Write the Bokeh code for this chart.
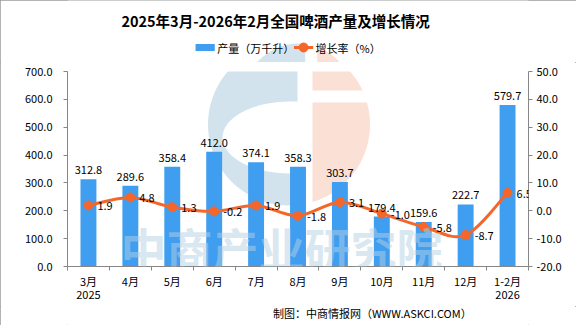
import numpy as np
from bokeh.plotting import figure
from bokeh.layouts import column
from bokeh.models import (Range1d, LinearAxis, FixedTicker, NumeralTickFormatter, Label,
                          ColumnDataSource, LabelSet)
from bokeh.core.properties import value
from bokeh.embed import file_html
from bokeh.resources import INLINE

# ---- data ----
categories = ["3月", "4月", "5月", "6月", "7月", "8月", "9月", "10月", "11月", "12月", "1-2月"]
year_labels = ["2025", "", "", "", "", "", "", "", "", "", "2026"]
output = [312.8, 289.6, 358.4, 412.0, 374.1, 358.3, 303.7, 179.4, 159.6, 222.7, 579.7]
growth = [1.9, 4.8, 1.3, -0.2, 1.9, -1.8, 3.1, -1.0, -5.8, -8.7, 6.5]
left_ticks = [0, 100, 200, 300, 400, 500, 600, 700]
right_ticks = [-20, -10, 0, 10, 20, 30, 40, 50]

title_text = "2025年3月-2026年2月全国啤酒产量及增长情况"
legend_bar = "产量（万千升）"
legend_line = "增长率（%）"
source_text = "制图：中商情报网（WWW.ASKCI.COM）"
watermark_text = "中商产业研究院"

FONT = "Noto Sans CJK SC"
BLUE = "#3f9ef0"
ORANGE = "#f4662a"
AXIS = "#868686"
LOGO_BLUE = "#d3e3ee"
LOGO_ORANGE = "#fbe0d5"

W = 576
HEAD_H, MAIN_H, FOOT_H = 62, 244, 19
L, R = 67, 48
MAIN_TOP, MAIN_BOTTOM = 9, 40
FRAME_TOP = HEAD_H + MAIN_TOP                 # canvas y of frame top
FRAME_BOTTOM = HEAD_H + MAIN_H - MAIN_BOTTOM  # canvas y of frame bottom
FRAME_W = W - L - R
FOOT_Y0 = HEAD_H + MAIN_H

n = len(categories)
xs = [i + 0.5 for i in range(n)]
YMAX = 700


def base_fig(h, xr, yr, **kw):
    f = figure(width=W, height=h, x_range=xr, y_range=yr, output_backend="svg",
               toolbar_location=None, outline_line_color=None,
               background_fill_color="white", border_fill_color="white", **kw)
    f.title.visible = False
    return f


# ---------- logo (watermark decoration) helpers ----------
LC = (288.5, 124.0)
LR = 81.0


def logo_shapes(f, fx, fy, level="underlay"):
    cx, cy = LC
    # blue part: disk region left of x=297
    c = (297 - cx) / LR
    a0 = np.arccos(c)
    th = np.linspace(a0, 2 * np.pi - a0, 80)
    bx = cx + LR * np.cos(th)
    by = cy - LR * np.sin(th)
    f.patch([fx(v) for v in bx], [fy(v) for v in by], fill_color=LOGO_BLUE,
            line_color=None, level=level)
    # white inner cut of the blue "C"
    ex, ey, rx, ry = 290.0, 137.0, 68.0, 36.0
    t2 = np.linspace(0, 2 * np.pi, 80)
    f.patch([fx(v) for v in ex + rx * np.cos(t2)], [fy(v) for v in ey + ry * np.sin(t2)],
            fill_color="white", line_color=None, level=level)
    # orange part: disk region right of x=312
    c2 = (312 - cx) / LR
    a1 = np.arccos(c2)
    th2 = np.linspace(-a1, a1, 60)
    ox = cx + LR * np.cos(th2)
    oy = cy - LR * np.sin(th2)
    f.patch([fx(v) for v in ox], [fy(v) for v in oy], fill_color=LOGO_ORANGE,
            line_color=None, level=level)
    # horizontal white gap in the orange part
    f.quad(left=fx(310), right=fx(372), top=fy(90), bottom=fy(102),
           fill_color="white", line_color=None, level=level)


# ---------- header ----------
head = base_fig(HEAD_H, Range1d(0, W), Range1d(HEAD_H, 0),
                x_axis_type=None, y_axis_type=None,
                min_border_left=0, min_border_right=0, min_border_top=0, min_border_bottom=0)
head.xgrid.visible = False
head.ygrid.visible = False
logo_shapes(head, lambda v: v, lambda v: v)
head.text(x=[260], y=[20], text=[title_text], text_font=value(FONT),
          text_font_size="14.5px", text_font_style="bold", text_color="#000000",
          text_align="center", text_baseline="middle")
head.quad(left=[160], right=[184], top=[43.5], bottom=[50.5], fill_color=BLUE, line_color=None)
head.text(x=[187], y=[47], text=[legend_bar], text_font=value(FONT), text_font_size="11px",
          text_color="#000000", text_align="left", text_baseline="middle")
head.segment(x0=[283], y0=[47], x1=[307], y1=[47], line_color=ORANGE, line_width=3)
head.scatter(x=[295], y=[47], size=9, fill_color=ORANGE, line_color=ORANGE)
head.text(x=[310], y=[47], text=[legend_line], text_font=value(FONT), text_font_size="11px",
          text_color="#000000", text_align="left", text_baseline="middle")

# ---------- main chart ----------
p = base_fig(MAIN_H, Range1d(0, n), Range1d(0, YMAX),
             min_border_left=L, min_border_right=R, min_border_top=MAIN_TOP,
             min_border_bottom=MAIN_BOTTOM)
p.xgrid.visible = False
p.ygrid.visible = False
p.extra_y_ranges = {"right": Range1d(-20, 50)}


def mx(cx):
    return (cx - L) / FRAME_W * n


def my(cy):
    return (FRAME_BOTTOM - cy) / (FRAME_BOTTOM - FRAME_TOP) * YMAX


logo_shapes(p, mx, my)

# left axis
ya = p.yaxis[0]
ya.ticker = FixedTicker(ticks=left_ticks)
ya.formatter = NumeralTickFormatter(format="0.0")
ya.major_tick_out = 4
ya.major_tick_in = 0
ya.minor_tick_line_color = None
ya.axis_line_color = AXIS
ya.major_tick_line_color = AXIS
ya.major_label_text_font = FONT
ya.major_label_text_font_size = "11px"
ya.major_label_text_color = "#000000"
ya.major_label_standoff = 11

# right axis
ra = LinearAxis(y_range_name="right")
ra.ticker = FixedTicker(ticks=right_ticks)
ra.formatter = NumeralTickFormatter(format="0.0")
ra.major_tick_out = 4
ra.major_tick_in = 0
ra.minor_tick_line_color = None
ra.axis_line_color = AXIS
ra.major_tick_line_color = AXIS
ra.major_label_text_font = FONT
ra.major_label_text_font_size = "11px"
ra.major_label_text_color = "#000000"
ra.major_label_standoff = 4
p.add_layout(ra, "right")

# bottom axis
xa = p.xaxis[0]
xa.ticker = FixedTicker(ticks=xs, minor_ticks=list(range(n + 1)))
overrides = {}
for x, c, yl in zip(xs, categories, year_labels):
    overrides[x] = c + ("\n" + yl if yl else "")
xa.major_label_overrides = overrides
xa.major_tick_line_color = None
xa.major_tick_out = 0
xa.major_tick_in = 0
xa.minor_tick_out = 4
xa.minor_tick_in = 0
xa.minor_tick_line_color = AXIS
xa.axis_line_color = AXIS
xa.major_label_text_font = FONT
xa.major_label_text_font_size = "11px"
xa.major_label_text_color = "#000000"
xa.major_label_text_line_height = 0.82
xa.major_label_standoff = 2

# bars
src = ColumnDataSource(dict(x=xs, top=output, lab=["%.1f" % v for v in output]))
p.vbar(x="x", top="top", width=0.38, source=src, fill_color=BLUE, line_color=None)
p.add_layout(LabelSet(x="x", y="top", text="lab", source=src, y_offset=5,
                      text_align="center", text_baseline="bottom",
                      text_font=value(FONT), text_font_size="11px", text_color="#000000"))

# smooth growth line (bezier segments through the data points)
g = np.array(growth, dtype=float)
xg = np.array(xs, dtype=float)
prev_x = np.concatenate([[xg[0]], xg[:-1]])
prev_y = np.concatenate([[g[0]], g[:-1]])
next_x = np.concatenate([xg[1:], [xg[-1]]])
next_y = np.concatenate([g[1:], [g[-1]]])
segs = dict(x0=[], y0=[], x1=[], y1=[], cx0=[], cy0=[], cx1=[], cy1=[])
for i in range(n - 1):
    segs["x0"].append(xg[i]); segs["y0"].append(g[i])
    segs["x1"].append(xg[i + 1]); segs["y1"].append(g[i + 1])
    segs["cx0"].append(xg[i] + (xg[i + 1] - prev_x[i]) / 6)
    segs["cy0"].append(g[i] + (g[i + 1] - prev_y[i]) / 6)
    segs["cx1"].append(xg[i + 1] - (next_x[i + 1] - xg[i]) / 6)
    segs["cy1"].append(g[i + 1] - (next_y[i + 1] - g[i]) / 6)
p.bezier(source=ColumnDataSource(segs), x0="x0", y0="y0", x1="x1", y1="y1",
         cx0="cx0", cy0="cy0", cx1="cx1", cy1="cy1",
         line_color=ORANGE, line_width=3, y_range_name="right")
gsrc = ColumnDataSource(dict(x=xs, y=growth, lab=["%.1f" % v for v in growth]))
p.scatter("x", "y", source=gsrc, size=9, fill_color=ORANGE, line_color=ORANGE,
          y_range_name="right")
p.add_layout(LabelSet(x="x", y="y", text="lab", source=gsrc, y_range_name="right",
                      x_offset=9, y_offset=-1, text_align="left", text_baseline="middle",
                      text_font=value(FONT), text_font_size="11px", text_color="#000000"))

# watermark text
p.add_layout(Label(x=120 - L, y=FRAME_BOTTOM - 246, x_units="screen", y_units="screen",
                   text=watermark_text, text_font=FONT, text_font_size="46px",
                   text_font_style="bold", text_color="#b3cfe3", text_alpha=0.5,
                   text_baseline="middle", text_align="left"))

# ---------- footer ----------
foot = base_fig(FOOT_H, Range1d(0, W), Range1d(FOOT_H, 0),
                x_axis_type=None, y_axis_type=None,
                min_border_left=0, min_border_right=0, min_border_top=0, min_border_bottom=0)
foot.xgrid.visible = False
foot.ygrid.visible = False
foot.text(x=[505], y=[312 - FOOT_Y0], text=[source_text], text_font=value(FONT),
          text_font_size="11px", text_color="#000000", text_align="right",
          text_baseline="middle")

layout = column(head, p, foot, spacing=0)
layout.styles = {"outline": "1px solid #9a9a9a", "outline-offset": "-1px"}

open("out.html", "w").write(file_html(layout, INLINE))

Problem to solve: Only the lines from the top of the data through the line with "from bokeh.resources import INLINE" should be quoted, exactly and with both ends kept; skip the pictures.

Solved problem:
Write the Bokeh code for this chart.
import numpy as np
from bokeh.plotting import figure
from bokeh.layouts import column
from bokeh.models import (Range1d, LinearAxis, FixedTicker, NumeralTickFormatter, Label,
                          ColumnDataSource, LabelSet)
from bokeh.core.properties import value
from bokeh.embed import file_html
from bokeh.resources import INLINE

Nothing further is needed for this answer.